The truth about Columbus

Daily Illini Editorial, 10/09/95 -- page 8

Today marks the observation of Columbus Day. But who really was Christopher Columbus?

Most of us could probably regurgitate some of the facts we learned in grade school: Columbus was the first person to discover America. He proved the world was round. Because of Columbus, Europeans were able to colonize a new, empty continent. Columbus was an all-around nice guy.

Unfortunately, these "facts" are either dead wrong or completely misconstrued. James W. Loewen outlines the truth about Columbus in his book, "Lies My Teacher Told Me." Historians now believe Columbus was not the first to come to America. Obviously, Native Americans were already here, so America was not a dark, unexplored wasteland waiting to be developed. There is evidence that suggests Afro-Phoenicians made it to Central America more than 2,000 years ago. And Columbus was not even the first European to sail to America. Historians are fairly confident that Vikings sailed to Canada or New England around A.D. 1000. Of course, Columbus' expedition was important because it marked the beginning of the exploitation of America by European powers. Columbus is also held up as the man who "discovered" America, and history reveres him as a founder of an entire hemisphere, just like founders of ancient cities were revered like gods. But Columbus was not a god. His first mission to America was to find gold or something valuable to bring back to the Spanish crown. But Columbus found no vast deposits of gold in the Carribean to bring back to Ferdinand and Isabella. Instead, he captured about a dozen Arawak Indains and brought them back to Spain, institutionalizing the intercontinental slave trade that persisted for centuries. Over the next several years, Columbus shipped about 5,000 Native American slaves to Europe.

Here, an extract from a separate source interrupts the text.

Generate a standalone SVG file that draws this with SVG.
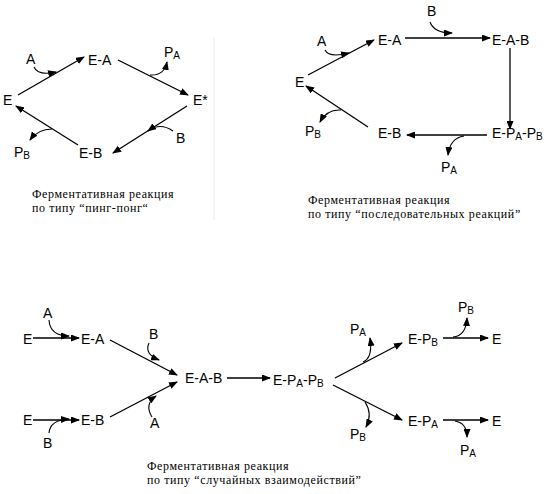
<svg xmlns="http://www.w3.org/2000/svg" width="550" height="494" viewBox="0 0 550 494">
<defs>
<marker id="ah" markerUnits="userSpaceOnUse" markerWidth="9" markerHeight="7" refX="8" refY="3.5" orient="auto">
<path d="M0,0 L9,3.5 L0,7 z" fill="#000"/>
</marker>
<style>
.lb{font-family:"Liberation Sans",Arial,sans-serif;font-size:14px;fill:#000}
.sb{font-size:10px}
.cap{font-family:"Liberation Serif","Times New Roman",serif;font-size:12px;letter-spacing:0.6px;fill:#000}
.ln{stroke:#000;stroke-width:1.3;fill:none;marker-end:url(#ah)}
.cv{stroke:#000;stroke-width:1.1;fill:none;marker-end:url(#ah)}
</style>
</defs>
<rect width="550" height="494" fill="#fff"/>
<line x1="214" y1="38" x2="214" y2="220" stroke="#ececec" stroke-width="1.2"/>

<!-- Diagram 1: ping-pong -->
<g id="d1-nodes">
<g id="d1-E"><text class="lb" x="3" y="105">E</text></g>
<g id="d1-EA"><text class="lb" x="88" y="65">E-A</text></g>
<g id="d1-Estar"><text class="lb" x="193" y="105">E*</text></g>
<g id="d1-EB"><text class="lb" x="79" y="158">E-B</text></g>
<g id="d1-A"><text class="lb" x="26" y="64">A</text></g>
<g id="d1-PA"><text class="lb" x="164" y="57">P<tspan class="sb" dy="2">A</tspan></text></g>
<g id="d1-B"><text class="lb" x="176" y="143">B</text></g>
<g id="d1-PB"><text class="lb" x="14" y="157">P<tspan class="sb" dy="2">B</tspan></text></g>
</g>
<g id="d1-connectors">
<line class="ln" x1="18" y1="95" x2="84" y2="57"/>
<path class="cv" d="M34,67 Q38,76 56,72"/>
<line class="ln" x1="118" y1="60" x2="188" y2="95"/>
<path class="cv" d="M150,75 Q164,76 167,62"/>
<line class="ln" x1="187" y1="106" x2="113" y2="153"/>
<path class="cv" d="M173,131 Q160,122 148,131"/>
<line class="ln" x1="78" y1="145" x2="16" y2="106"/>
<path class="cv" d="M52,129 Q38,129 30,140"/>
</g>
<g id="d1-caption">
<text class="cap" x="32" y="198">Ферментативная реакция</text>
<text class="cap" x="32" y="212">по типу  “пинг-понг“</text>
</g>

<!-- Diagram 2: sequential -->
<g id="d2-nodes">
<g id="d2-E"><text class="lb" x="295" y="87">E</text></g>
<g id="d2-EA"><text class="lb" x="378" y="45">E-A</text></g>
<g id="d2-EAB"><text class="lb" x="492" y="45">E-A-B</text></g>
<g id="d2-EPAPB"><text class="lb" x="492" y="138">E-P<tspan class="sb" dy="2">A</tspan><tspan dy="-2">-P</tspan><tspan class="sb" dy="2">B</tspan></text></g>
<g id="d2-EB"><text class="lb" x="378" y="138">E-B</text></g>
<g id="d2-A"><text class="lb" x="317" y="46">A</text></g>
<g id="d2-B"><text class="lb" x="427" y="16">B</text></g>
<g id="d2-PA"><text class="lb" x="441" y="172">P<tspan class="sb" dy="2">A</tspan></text></g>
<g id="d2-PB"><text class="lb" x="305" y="136">P<tspan class="sb" dy="2">B</tspan></text></g>
</g>
<g id="d2-connectors">
<line class="ln" x1="308" y1="75" x2="374" y2="40"/>
<path class="cv" d="M325,50 Q329,58 349,53"/>
<line class="ln" x1="405" y1="38" x2="490" y2="38"/>
<path class="cv" d="M430,22 Q434,33 452,33"/>
<line class="ln" x1="510" y1="48" x2="510" y2="129"/>
<line class="ln" x1="487" y1="135" x2="407" y2="135"/>
<path class="cv" d="M464,136 Q450,138 448,155"/>
<line class="ln" x1="368" y1="127" x2="306" y2="86"/>
<path class="cv" d="M341,110 Q327,109 320,122"/>
</g>
<g id="d2-caption">
<text class="cap" x="308" y="204">Ферментативная реакция</text>
<text class="cap" x="308" y="218">по типу “последовательных реакций”</text>
</g>

<!-- Diagram 3: random -->
<g id="d3-nodes">
<g id="d3-E1"><text class="lb" x="23" y="344">E</text></g>
<g id="d3-EA"><text class="lb" x="81" y="344">E-A</text></g>
<g id="d3-A1"><text class="lb" x="43" y="318">A</text></g>
<g id="d3-B1"><text class="lb" x="149" y="339">B</text></g>
<g id="d3-E2"><text class="lb" x="23" y="425">E</text></g>
<g id="d3-EB"><text class="lb" x="81" y="425">E-B</text></g>
<g id="d3-B2"><text class="lb" x="43" y="448">B</text></g>
<g id="d3-A2"><text class="lb" x="150" y="428">A</text></g>
<g id="d3-EAB"><text class="lb" x="185" y="383">E-A-B</text></g>
<g id="d3-EPAPB"><text class="lb" x="273" y="385">E-P<tspan class="sb" dy="2">A</tspan><tspan dy="-2">-P</tspan><tspan class="sb" dy="2">B</tspan></text></g>
<g id="d3-PA1"><text class="lb" x="350" y="334">P<tspan class="sb" dy="2">A</tspan></text></g>
<g id="d3-EPB"><text class="lb" x="408" y="344">E-P<tspan class="sb" dy="2">B</tspan></text></g>
<g id="d3-PB1"><text class="lb" x="458" y="312">P<tspan class="sb" dy="2">B</tspan></text></g>
<g id="d3-E3"><text class="lb" x="492" y="344">E</text></g>
<g id="d3-PB2"><text class="lb" x="350" y="439">P<tspan class="sb" dy="2">B</tspan></text></g>
<g id="d3-EPA"><text class="lb" x="408" y="426">E-P<tspan class="sb" dy="2">A</tspan></text></g>
<g id="d3-E4"><text class="lb" x="492" y="426">E</text></g>
<g id="d3-PA2"><text class="lb" x="460" y="455">P<tspan class="sb" dy="2">A</tspan></text></g>
</g>
<g id="d3-connectors">
<line class="ln" x1="33" y1="338" x2="79" y2="338"/>
<path class="cv" d="M49,320 Q50,336 69,336"/>
<line class="ln" x1="33" y1="420" x2="79" y2="420"/>
<path class="cv" d="M49,433 Q50,420 69,419"/>
<line class="ln" x1="110" y1="340" x2="177" y2="375"/>
<path class="cv" d="M149,343 Q144,354 159,360"/>
<line class="ln" x1="110" y1="417" x2="177" y2="382"/>
<path class="cv" d="M152,417 Q144,404 156,396"/>
<line class="ln" x1="227" y1="378" x2="270" y2="378"/>
<line class="ln" x1="335" y1="378" x2="402" y2="343"/>
<path class="cv" d="M363,362 Q373,358 370,338"/>
<line class="ln" x1="333" y1="385" x2="402" y2="420"/>
<path class="cv" d="M365,402 Q373,414 366,427"/>
<line class="ln" x1="443" y1="338" x2="488" y2="338"/>
<path class="cv" d="M453,337 Q466,336 467,318"/>
<line class="ln" x1="443" y1="420" x2="488" y2="420"/>
<path class="cv" d="M455,421 Q467,423 467,437"/>
</g>
<g id="d3-caption">
<text class="cap" x="147" y="470">Ферментативная реакция</text>
<text class="cap" x="147" y="484">по типу “случайных взаимодействий”</text>
</g>
</svg>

After his initial "success," Columbus sailed back to Caribbean, and began the subjugation of the Arawak population. Arawaks who did not cooperate with the Spanish often had their ears or nose cut off to send a message to the rest of the population. Because the Arawaks were required to work in gold mines, they often could not grow food. Within 25 years, almost the entire Arawak population of Haiti, estimated to be about 3,000,000 people, had been exterminated thanks to disease, slave trade and the forced labor policies of the Spanish. And of course, the example set by Columbus lead to the great American land grab by other European powers eager to colonize. As a result, countless Native American cultures were wiped out.